━━━ Material ━━━

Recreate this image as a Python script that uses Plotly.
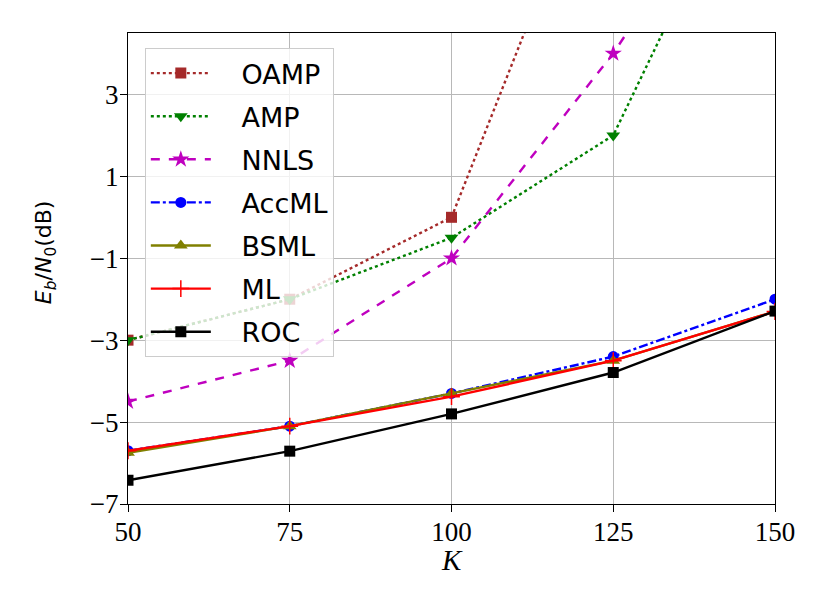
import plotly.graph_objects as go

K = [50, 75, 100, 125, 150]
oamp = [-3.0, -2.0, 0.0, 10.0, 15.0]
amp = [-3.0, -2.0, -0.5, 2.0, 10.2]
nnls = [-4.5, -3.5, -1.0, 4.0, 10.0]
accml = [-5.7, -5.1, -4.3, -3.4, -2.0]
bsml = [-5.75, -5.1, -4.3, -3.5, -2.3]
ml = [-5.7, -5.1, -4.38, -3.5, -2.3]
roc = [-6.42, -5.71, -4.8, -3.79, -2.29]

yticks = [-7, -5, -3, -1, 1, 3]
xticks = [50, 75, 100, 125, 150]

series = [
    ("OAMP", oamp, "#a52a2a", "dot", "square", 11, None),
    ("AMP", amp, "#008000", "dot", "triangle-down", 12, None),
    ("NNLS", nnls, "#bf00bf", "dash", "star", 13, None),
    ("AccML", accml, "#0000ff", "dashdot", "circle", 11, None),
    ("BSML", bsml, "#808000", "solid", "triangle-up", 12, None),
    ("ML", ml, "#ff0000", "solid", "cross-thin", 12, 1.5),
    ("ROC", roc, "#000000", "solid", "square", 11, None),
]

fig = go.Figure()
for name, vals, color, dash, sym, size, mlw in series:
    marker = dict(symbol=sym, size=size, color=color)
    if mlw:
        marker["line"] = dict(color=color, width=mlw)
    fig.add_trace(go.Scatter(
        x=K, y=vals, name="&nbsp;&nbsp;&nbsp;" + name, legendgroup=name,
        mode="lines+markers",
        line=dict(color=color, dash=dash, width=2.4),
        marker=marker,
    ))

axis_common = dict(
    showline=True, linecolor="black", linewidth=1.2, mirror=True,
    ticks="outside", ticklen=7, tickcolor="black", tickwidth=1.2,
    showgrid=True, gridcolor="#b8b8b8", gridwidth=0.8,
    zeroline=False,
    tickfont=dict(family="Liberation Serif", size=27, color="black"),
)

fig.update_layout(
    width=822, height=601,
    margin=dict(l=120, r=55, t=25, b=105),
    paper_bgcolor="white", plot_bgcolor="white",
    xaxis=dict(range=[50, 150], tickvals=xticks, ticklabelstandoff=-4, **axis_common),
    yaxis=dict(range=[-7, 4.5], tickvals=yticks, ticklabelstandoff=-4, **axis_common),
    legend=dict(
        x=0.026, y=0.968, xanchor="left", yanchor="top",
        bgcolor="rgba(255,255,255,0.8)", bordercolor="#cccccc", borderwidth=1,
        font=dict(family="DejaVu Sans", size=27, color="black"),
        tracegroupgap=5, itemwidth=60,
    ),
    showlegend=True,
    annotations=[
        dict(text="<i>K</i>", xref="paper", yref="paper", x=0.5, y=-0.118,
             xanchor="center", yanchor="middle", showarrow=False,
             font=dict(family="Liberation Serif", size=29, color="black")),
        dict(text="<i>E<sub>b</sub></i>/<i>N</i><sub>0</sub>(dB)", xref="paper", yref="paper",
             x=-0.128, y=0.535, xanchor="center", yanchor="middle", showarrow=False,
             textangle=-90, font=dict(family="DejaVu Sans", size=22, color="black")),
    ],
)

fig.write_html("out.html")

━━━

Return only the lines running from the top of the data to the line that holds "xticks = [50, 75, 100, 125, 150]". Include both of those lines, but skip the pictures.

Recreate this image as a Python script that uses Plotly.
import plotly.graph_objects as go

K = [50, 75, 100, 125, 150]
oamp = [-3.0, -2.0, 0.0, 10.0, 15.0]
amp = [-3.0, -2.0, -0.5, 2.0, 10.2]
nnls = [-4.5, -3.5, -1.0, 4.0, 10.0]
accml = [-5.7, -5.1, -4.3, -3.4, -2.0]
bsml = [-5.75, -5.1, -4.3, -3.5, -2.3]
ml = [-5.7, -5.1, -4.38, -3.5, -2.3]
roc = [-6.42, -5.71, -4.8, -3.79, -2.29]

yticks = [-7, -5, -3, -1, 1, 3]
xticks = [50, 75, 100, 125, 150]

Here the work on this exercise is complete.